Reproduce exactly the section that begins at the line containing "What seaborn and" and ends at the line containing "import seaborn as sns", both lines included; omit all other lines.

§ **RECORDS SUPPLIED**:
-- Start --

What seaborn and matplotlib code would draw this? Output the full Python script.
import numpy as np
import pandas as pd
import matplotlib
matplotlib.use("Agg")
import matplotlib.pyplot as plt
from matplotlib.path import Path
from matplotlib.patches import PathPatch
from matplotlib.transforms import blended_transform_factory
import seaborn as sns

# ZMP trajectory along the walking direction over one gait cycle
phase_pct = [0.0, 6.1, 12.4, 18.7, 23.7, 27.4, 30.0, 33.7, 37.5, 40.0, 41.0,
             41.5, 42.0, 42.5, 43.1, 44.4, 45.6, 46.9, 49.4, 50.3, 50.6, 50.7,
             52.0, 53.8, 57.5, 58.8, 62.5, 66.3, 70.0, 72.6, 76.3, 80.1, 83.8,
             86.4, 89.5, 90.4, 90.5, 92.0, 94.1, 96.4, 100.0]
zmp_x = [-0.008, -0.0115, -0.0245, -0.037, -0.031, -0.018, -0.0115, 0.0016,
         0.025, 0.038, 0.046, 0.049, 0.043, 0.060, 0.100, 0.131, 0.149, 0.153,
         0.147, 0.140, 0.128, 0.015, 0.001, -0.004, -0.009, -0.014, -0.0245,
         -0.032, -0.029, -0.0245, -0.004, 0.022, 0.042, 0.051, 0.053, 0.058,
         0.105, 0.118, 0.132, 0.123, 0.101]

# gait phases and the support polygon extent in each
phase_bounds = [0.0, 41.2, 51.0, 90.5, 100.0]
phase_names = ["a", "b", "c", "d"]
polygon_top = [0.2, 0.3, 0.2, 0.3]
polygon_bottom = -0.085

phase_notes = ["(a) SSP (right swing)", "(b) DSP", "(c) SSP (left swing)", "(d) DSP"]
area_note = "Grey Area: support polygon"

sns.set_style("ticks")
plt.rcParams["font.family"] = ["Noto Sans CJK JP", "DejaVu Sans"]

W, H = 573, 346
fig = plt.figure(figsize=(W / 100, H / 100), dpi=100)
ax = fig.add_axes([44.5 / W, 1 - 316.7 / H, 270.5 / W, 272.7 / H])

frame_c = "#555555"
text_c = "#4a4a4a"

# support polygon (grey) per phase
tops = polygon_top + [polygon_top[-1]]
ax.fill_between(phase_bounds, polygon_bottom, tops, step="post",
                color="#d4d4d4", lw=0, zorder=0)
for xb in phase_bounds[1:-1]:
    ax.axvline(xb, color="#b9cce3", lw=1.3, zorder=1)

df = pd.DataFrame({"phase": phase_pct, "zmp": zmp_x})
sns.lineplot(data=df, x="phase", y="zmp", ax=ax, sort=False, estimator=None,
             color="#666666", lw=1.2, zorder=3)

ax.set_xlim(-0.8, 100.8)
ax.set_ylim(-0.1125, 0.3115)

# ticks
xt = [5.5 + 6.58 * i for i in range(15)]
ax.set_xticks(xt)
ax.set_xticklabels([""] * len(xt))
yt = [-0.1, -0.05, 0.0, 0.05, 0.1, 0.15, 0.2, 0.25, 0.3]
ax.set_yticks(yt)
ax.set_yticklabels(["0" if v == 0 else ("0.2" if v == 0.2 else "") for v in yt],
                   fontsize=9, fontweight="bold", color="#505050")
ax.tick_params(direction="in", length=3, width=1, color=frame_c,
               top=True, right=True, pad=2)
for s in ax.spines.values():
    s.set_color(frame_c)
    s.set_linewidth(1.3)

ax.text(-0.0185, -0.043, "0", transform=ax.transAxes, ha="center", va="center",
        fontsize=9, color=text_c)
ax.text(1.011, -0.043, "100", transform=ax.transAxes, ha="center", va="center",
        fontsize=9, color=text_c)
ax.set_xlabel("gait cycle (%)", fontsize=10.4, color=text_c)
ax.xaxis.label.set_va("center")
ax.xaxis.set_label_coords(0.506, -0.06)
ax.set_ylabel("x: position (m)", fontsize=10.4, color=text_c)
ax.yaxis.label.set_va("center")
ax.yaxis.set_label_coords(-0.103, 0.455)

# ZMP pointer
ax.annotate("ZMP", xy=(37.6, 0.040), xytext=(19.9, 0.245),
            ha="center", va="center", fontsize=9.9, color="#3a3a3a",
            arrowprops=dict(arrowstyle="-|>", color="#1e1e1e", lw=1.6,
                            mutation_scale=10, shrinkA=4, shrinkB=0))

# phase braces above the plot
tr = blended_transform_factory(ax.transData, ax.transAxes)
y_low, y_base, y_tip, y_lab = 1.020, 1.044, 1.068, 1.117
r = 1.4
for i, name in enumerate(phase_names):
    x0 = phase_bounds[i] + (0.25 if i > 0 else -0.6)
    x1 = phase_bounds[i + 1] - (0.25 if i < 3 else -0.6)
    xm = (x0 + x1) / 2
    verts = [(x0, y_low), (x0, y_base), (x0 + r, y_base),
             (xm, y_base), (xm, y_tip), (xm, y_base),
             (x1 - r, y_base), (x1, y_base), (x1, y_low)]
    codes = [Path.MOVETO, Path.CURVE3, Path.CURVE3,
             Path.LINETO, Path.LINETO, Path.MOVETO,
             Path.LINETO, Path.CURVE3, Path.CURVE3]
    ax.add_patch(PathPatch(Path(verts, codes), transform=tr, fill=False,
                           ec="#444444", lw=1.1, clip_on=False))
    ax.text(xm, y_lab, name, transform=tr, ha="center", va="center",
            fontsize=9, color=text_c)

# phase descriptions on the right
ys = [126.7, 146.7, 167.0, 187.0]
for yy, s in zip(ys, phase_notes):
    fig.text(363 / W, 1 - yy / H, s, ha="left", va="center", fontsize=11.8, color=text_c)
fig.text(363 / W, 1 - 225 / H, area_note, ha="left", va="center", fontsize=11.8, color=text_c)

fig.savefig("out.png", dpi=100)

-- End --
-- Start --

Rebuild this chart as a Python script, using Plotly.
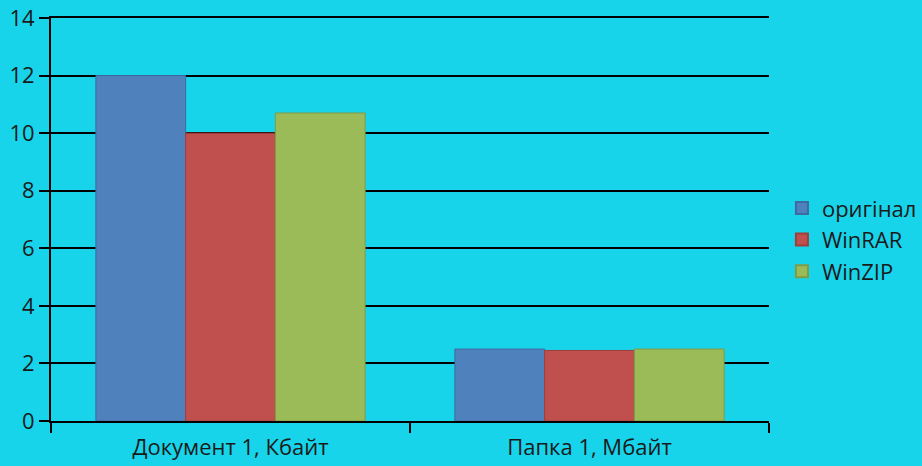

-- End --

§ **SOLUTION FOR THIS EXERCISE**:
What seaborn and matplotlib code would draw this? Output the full Python script.
import numpy as np
import pandas as pd
import matplotlib
matplotlib.use("Agg")
import matplotlib.pyplot as plt
from matplotlib.path import Path
from matplotlib.patches import PathPatch
from matplotlib.transforms import blended_transform_factory
import seaborn as sns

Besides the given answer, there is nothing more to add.